Kepulauan Meranti, Riau Mitramabes – Keberadaan PT Riau Andalan Pulp and Paper (RAPP) di Pulau Padang kembali menjadi sorotan. Dr. Elviriadi, S.Pi., M.Si., seorang akademisi dan pemerhati lingkungan hidup, mengungkapkan bahwa aktivitas perusahaan tersebut harus di selaraskan dengan Undang-Undang No 1 tahun 2014 Tentang pengembangan wilayah pesisir dan pulau kecil, mengingat Pulau Padang merupakan pulau kecil dan terluar yang seharusnya mendapatkan perlindungan khusus.
Dalam keterangannya, Minggu (13/07/25), Dr. Elviriadi menegaskan bahwa hingga kini belum ada identifikasi menyeluruh yang terbuka kepada publik atas luasan areal konsesi RAPP maupun korporasi lainnya di Kabupaten Meranti yang paralel dengan kondisi eksisting di lapangan. “Publik, khususnya masyarakat Meranti, berhak mengetahui luas konsesi itu, terutama yang lahannya bersengketa. Karena di lapangan kadang sudah ada kebun sagu, kebun getah, dapur warga, dan aktivitas lainnya yang bisa tumpang tindih,” ujarnya.
Ia menyebutkan bahwa konflik horizontal kerap terjadi di tengah masyarakat akibat ketidaksesuaian data di atas kertas dengan kenyataan di lapangan.
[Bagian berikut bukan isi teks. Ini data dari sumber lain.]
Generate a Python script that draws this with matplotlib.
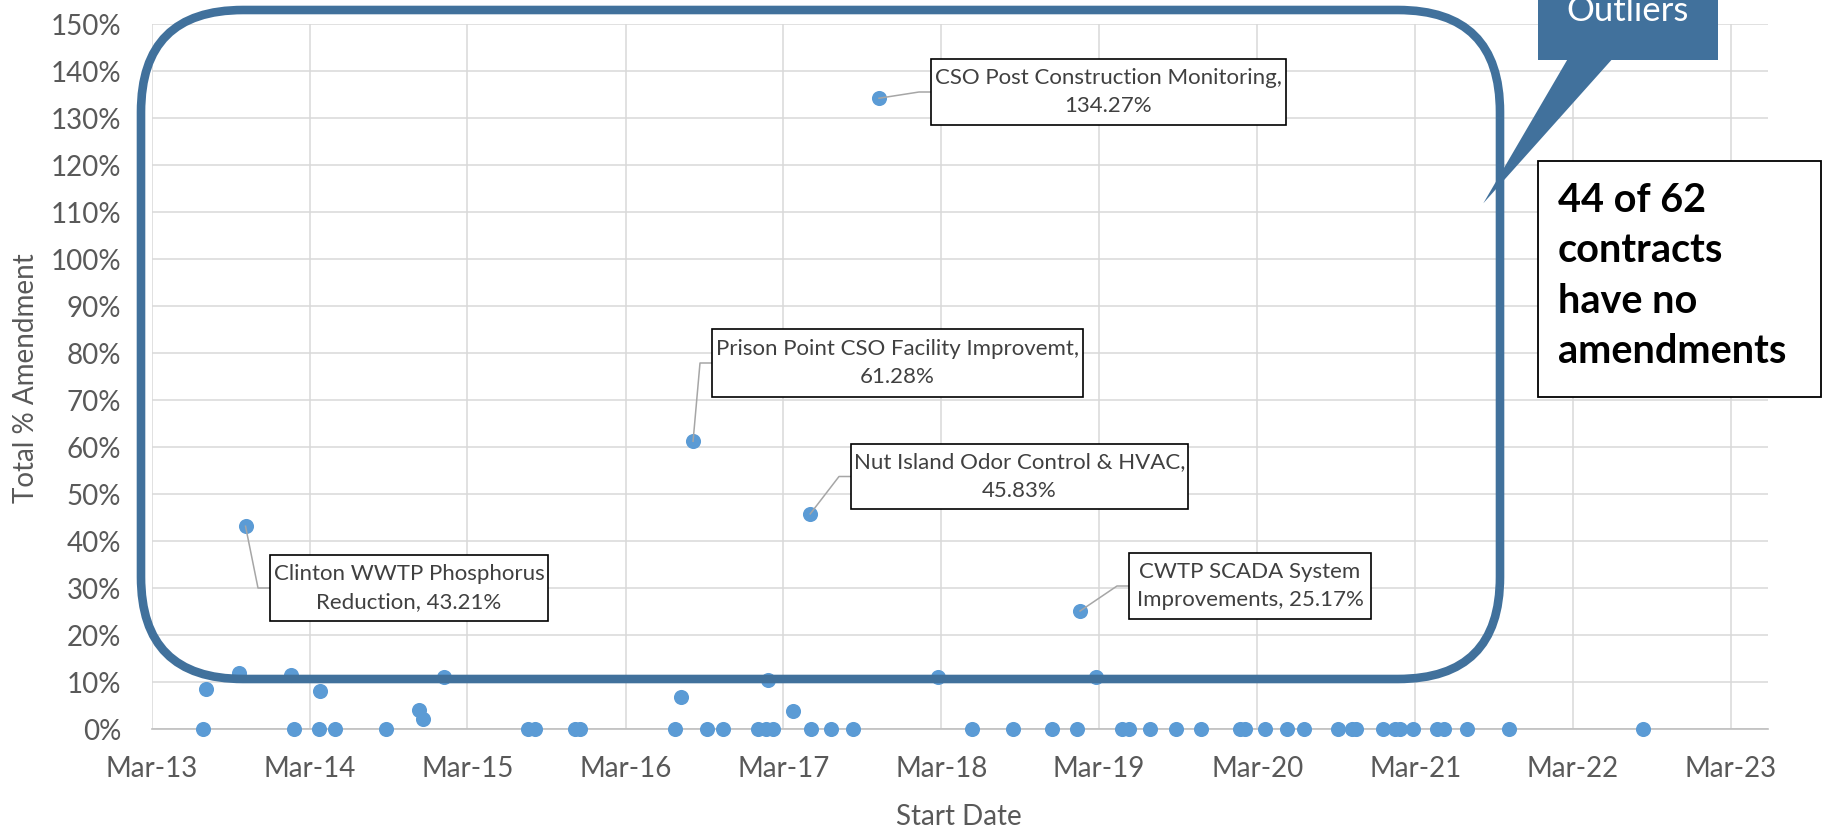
import matplotlib
matplotlib.use("Agg")
import matplotlib.pyplot as plt
import matplotlib.dates as mdates
from matplotlib.patches import FancyBboxPatch, Rectangle, Polygon
from matplotlib.ticker import PercentFormatter, MultipleLocator
import pandas as pd

plt.rcParams["font.family"] = ["Lato", "DejaVu Sans"]

W, H = 1823, 833

# ------------------------------------------------------------
# data: contract start date and total % amendment
# ------------------------------------------------------------
start_dates = [
    "2013-06-27", "2013-07-05", "2013-09-20", "2013-10-04", "2014-01-17",
    "2014-01-24", "2014-03-22", "2014-03-26", "2014-04-29", "2014-08-25",
    "2014-11-10", "2014-11-18", "2015-01-06", "2015-07-20", "2015-08-05",
    "2015-11-05", "2015-11-17", "2016-06-24", "2016-07-08", "2016-08-04",
    "2016-09-06", "2016-10-13", "2017-01-02", "2017-01-19", "2017-01-25",
    "2017-02-04", "2017-03-24", "2017-05-02", "2017-05-04", "2017-06-20",
    "2017-08-08", "2017-10-08", "2018-02-21", "2018-05-11", "2018-08-15",
    "2018-11-13", "2019-01-09", "2019-01-16", "2019-02-22", "2019-04-23",
    "2019-05-10", "2019-06-26", "2019-08-26", "2019-10-23", "2020-01-21",
    "2020-02-02", "2020-03-18", "2020-05-09", "2020-06-16", "2020-09-03",
    "2020-10-06", "2020-10-16", "2020-12-16", "2021-01-14", "2021-01-24",
    "2021-02-24", "2021-04-21", "2021-05-06", "2021-06-29", "2021-10-04",
    "2022-08-10",
]
pct_amendment = [
    0.0, 0.085, 0.119, 0.4321, 0.116,
    0.0, 0.0, 0.082, 0.0, 0.0,
    0.041, 0.021, 0.112, 0.0, 0.0,
    0.0, 0.0, 0.0, 0.068, 0.6128,
    0.0, 0.0, 0.0, 0.0, 0.105,
    0.0, 0.040, 0.4583, 0.0, 0.0,
    0.0, 1.3427, 0.112, 0.0, 0.0,
    0.0, 0.0, 0.2517, 0.112, 0.0,
    0.0, 0.0, 0.0, 0.0, 0.0,
    0.0, 0.0, 0.0, 0.0, 0.0,
    0.0, 0.0, 0.0, 0.0, 0.0,
    0.0, 0.0, 0.0, 0.0, 0.0,
    0.0,
]

label_dates = ["2013-10-04", "2016-08-04", "2017-05-02", "2017-10-08", "2019-01-16"]
label_texts = [
    "Clinton WWTP Phosphorus\nReduction, 43.21%",
    "Prison Point CSO Facility Improvemt,\n61.28%",
    "Nut Island Odor Control & HVAC,\n45.83%",
    "CSO Post Construction Monitoring,\n134.27%",
    "CWTP SCADA System\nImprovements, 25.17%",
]
# label boxes in figure pixels (left, top, right, bottom)
label_boxes = [
    (270, 555, 548, 621),
    (712, 329, 1083, 397),
    (851, 444, 1188, 509),
    (931, 59, 1286, 125),
    (1129, 553, 1371, 619),
]

dates = pd.to_datetime(start_dates)
x = mdates.date2num(dates)

fig = plt.figure(figsize=(W / 100, H / 100), dpi=100)
fig.patch.set_facecolor("white")

ax_left, ax_right, ax_top, ax_bottom = 151.7, 1768, 24.3, 729.3
ax = fig.add_axes([ax_left / W, 1 - ax_bottom / H,
                   (ax_right - ax_left) / W, (ax_bottom - ax_top) / H])

ax.scatter(x, pct_amendment, s=118, color="#5B9BD5", linewidths=0, zorder=3,
           clip_on=False)

ax.set_xlim(mdates.date2num(pd.Timestamp("2013-03-01")),
            mdates.date2num(pd.Timestamp("2023-05-26")))
ax.set_ylim(0, 1.5)
ax.xaxis.set_major_locator(mdates.MonthLocator(bymonth=3, bymonthday=1))
ax.xaxis.set_major_formatter(mdates.DateFormatter("%b-%y"))
ax.yaxis.set_major_locator(MultipleLocator(0.1))
ax.yaxis.set_major_formatter(PercentFormatter(1.0, decimals=0))

ax.grid(True, color="#d9d9d9", linewidth=1.1, zorder=0)
ax.set_axisbelow(True)
for s in ("top", "right", "left"):
    ax.spines[s].set_visible(False)
ax.spines["bottom"].set_color("#bfbfbf")
ax.spines["bottom"].set_linewidth(1.2)

ax.tick_params(axis="both", length=0, labelsize=20, labelcolor="#595959")
ax.tick_params(axis="x", pad=19)
ax.tick_params(axis="y", pad=22)

fig.text(959 / W, 1 - 817 / H, "Start Date", ha="center", va="center",
         fontsize=20, color="#595959")
fig.text(26 / W, 1 - 378 / H, "Total % Amendment", ha="center", va="center",
         rotation=90, fontsize=20, color="#595959")

# ------------------------------------------------------------
# overlay in pixel coordinates for labels and shapes
# ------------------------------------------------------------
ov = fig.add_axes([0, 0, 1, 1], zorder=5)
ov.set_xlim(0, W)
ov.set_ylim(H, 0)
ov.axis("off")
ov.patch.set_alpha(0)

lookup = dict(zip(start_dates, pct_amendment))
for d, txt, (l, t, r, b) in zip(label_dates, label_texts, label_boxes):
    px, py = ax.transData.transform((mdates.date2num(pd.Timestamp(d)), lookup[d]))
    py = H - py
    mid = (t + b) / 2
    ov.plot([px, l - 12, l], [py, mid, mid], color="#a6a6a6", lw=1.1, zorder=1)
    ov.add_patch(Rectangle((l, t), r - l, b - t, facecolor="white",
                           edgecolor="black", lw=1.2, zorder=2))
    ov.text((l + r) / 2, mid, txt, ha="center", va="center", fontsize=16,
            color="#404040", linespacing=1.5, zorder=3)

blue = "#41719C"
ov.add_patch(FancyBboxPatch((141, 10), 1500 - 141, 679 - 10,
                            boxstyle="round,pad=0,rounding_size=102",
                            facecolor="none", edgecolor=blue, lw=6.2, zorder=4))

# "Outliers" callout
ov.add_patch(Rectangle((1538, -40), 1718 - 1538, 100, facecolor=blue,
                       edgecolor="none", zorder=4))
ov.add_patch(Polygon([(1567.7, 59), (1612.3, 59), (1483.3, 203.3)],
                     closed=True, facecolor=blue, edgecolor="none", zorder=4))
ov.text(1628, 21, "Outliers", ha="center", va="baseline", fontsize=25,
        color="white", zorder=5)

# note box
ov.add_patch(Rectangle((1538, 161), 1821 - 1538, 397 - 161, facecolor="white",
                       edgecolor="black", lw=1.3, zorder=4))
ov.text(1558, 276, "44 of 62\ncontracts\nhave no\namendments", ha="left",
        va="center", fontsize=28.5, fontweight="bold", color="black",
        linespacing=1.45, zorder=5)

fig.savefig("out.png", dpi=100)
Salah satu contoh ekstrem, kata Elviriadi, adalah aksi nekat warga yang menjahit mulut sebagai bentuk protes terhadap situasi yang tak kunjung ditindaklanjuti pemerintah, beberapa waktu lalu.
Menurut Elviriadi, salah satu kelemahan utama adalah lemahnya pengawasan, verifikasi independen dan tim observasi kementerian Kehutanan pada awal usulan kawasan dibuka. Lazimnya, yang kami ketahui, mengandalkan citra satelit dan dokumen yang diajukan oleh perusahaan. “Tak ada verifikasi langsung ke lapangan, ketika awal kawasan hutan di buka. Kementrian sebaiknya hati hati, percaya begitu saja.
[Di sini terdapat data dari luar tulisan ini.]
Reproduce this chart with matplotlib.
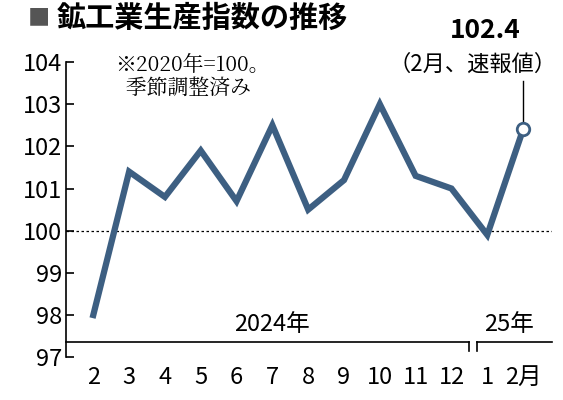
import matplotlib
matplotlib.use("Agg")
import matplotlib.pyplot as plt

plt.rcParams['font.family'] = ['Noto Sans CJK JP', 'DejaVu Sans']

months = ["2", "3", "4", "5", "6", "7", "8", "9", "10", "11", "12", "1", "2月"]
values = [98.0, 101.4, 100.8, 101.9, 100.7, 102.5, 100.5, 101.2, 103.0, 101.3, 101.0, 99.9, 102.4]
yticks = [97, 98, 99, 100, 101, 102, 103, 104]

fig = plt.figure(figsize=(5.63, 4.0), dpi=100)
ax = fig.add_axes([0.118, 0.107, 0.862, 0.738])
x = list(range(len(values)))
color = "#3d5f82"
ax.plot(x, values, color=color, lw=4.5, solid_joinstyle='miter', zorder=3)
ax.plot(x[-1], values[-1], 'o', ms=9, mfc='white', mec=color, mew=2, zorder=4)
ax.axhline(100, color='black', lw=0.9, ls=(0, (2, 2)), zorder=1)

ax.set_ylim(97, 104)
ax.set_xlim(-0.75, 12.8)
ax.set_yticks(yticks)
ax.set_yticklabels([str(v) for v in yticks], fontsize=17)
ax.tick_params(axis='y', direction='in', length=6, width=1.2, pad=3)
ax.set_xticks(x)
ax.set_xticklabels(months, fontsize=17)
ax.tick_params(axis='x', length=0, pad=6)
for s in ['top', 'right', 'bottom']:
    ax.spines[s].set_visible(False)
ax.spines['left'].set_linewidth(1.2)

# year brackets
yb = 97.35
ax.plot([-0.75, 10.5], [yb, yb], color='black', lw=1.2, clip_on=False)
ax.plot([10.5, 10.5], [yb, yb - 0.2], color='black', lw=1.2, clip_on=False)
ax.plot([10.7, 12.8], [yb, yb], color='black', lw=1.2, clip_on=False)
ax.plot([10.7, 10.7], [yb, yb - 0.2], color='black', lw=1.2, clip_on=False)
ax.text(5, 97.5, "2024年", ha='center', va='bottom', fontsize=17)
ax.text(11.6, 97.5, "25年", ha='center', va='bottom', fontsize=17)

ax.text(0.6, 103.65, "※2020年=100。\n  季節調整済み", ha='left', va='center',
        fontsize=15, family=['Noto Serif CJK JP', 'Noto Sans CJK JP', 'DejaVu Sans'], linespacing=1.1)

ax.text(10.95, 104.75, "102.4", ha='center', va='center', fontsize=19, fontweight='bold')
ax.text(10.6, 103.95, "（2月、速報値）", ha='center', va='center', fontsize=16)
ax.plot([12, 12], [103.55, 102.6], color='black', lw=1, clip_on=False)

fig.text(0.05, 0.955, "■", fontsize=16, color='#555555', va='center', ha='left')
fig.text(0.1, 0.955, "鉱工業生産指数の推移", fontsize=21, fontweight='bold', va='center', ha='left')

fig.savefig("out.png", dpi=100, facecolor='white')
Tak hanya soal konsesi, Elvariadi juga menyoroti sistem tata kelola air (water management) RAPP di lahan gambut Pulau Padang. Menurutnya, sistem buka-tutup kanal yang dilakukan perusahaan harus memperhatikan kaidah konservasi gambut, sehingga tidak berdampak pada warga sekitarnya. Salah kelola Kanal, kadang menyebabkan kebun warga terendam banjir dan tanaman mati.
Ia mengingatkan bahwa kerusakan ekologis akibat praktik buruk di lahan gambut tidak hanya berdampak pada lingkungan, tetapi juga mengancam mata pencaharian masyarakat lokal. “Jika ini terus dibiarkan, bukan hanya lahan yang rusak, tapi kehidupan sosial ekonomi masyarakat pun akan ikut hancur,” tambahnya.
Dr. Elvuriadi mendesak pemerintah, khususnya Kementerian Lingkungan Hidup dan Kehutanan, untuk turun langsung melakukan verifikasi lapangan dan mempertemukan pihak RAPP dengan masyarakat di Pulau Padang. Ia menekankan pentingnya keterlibatan masyarakat lokal dalam proses pemantauan dan pengambilan kebijakan agar konflik dan kerusakan tidak semakin meluas.